There’s no way to really know what happened that night in 1973, when the men waded head first into one of humanity’s greatest mysteries: Are we alone?
But the marker is now one of at least 15 that say, without hesitation, that aliens have come to visit earth.
They join more than 180,000 other historical markers dotting the country’s landscape, and NPR found they wouldn’t be the first to claim something that may, or may not, be true.
There’s a marker in Massachusetts that claims the town was once home to a real, live wizard. New York has a marker about a ghost that plays the fiddle on a bridge in the moonlight.
But locals say Pascagoula’s alien marker is no tourist stunt.
“If you’re going to be known for something, why the heck not?” says Rebecca Davis who helped write the marker when she ran the development group Main Street Pascagoula.
She says at first most people in town didn’t believe the men’s story.
“They thought they were just off their rockers,” Davis says, standing next to the wooded area by the river where the men said they were abducted. “And we’re in the Bible Belt, you know? Like my grandma told me, 'Girl, hush, we don’t talk about that stuff.'”
But as time passed, Davis says, the feeling changed. There was also a recording of the men, who have since died, talking about their experience that believers say gives it credibility.
“People back then, I really think they wanted to believe, but they were scared to believe,” she says, “and now’s a different time, a different age, and more openness.”
That openness has spread across American society. Half of Americans now believe that military reports of UFOs are likely evidence of intelligent life outside earth, according to a 2021 Pew Research Center survey.
But openness is different than etching facts into a bronze or acrylic plaque, and staking it into the dirt.
Scott and Suzanne Ramsey put up one of the nation’s first alien markers in 1999 in the high desert near Aztec, N.M., where they say a spaceship crashed in 1948.
“We welded up a metal stand and had a local trophy shop do the engraving,” Scott Ramsey says. They replaced it with a new version in 2007.
“I think it kind’ve lends credibility to the fact that something did happen there,” he says.
It’s always been difficult to argue with historical markers. That’s part of their allure. Rewriting them means taking the whole sign down and starting over.
And that permanence has made alien markers an attraction. The Aztec visitor center now hands out maps and hosts the Alien Run mountain bike race.
UFO enthusiasts say they pass around road trip ideas. Start in Lincoln, N.H., where a marker says Betty and Barney Hill were abducted. Head to Franklin, Ky., where another describes how a National Guard pilot died chasing a UFO. On to Shiloh, Ill., which tells of a “confirmed UFO sighting.”
Fascination with extraterrestrials isn’t new, but what was once left to low-budget sci-fi movies has taken on a new seriousness.
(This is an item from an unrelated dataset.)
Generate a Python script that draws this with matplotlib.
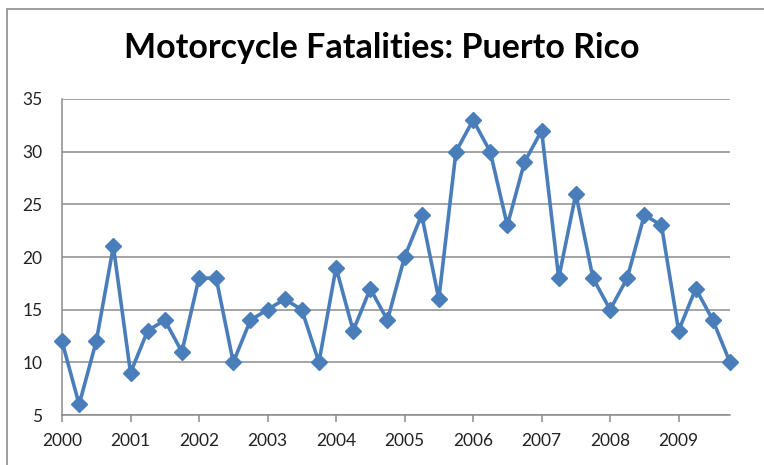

There’s declassified military reports, even interest from Congress.
Still, none of it has amounted to much actual proof, and even as Frank Drake pointed the first radio telescope at the stars in 1960, and far more sophisticated probes have been searching for the last 20 years, those efforts have so far been met with silence.
That hasn’t stopped cities from stamping alien markers with official emblems and crests.
On a recent afternoon in Pascagoula Thearon Ephriam and his uncle David Ephriam took a break from fishing to read the sign.
“As dusk fell a buzzing sound alerted them to a football-shaped craft hovering behind them,” David Ephriam read from the sign as he started to chuckle. “Ain't this something?” he asked.
Thearon Ephriam pointed to the City of Pascagoula logo. “They put a whole stand up,” he said, laughing. “Gotta be some truth in it.”
“So we have to be aware when we come out here,” David said.
Thearon raised his eyebrows. “If we see a football-shaped craft we know to get low.”
“If one comes up behind you and looks like a football,” David laughed, “don’t look back, dive.”
However future researchers may view these signs years from now, even UFO enthusiasts wouldn’t argue with that advice.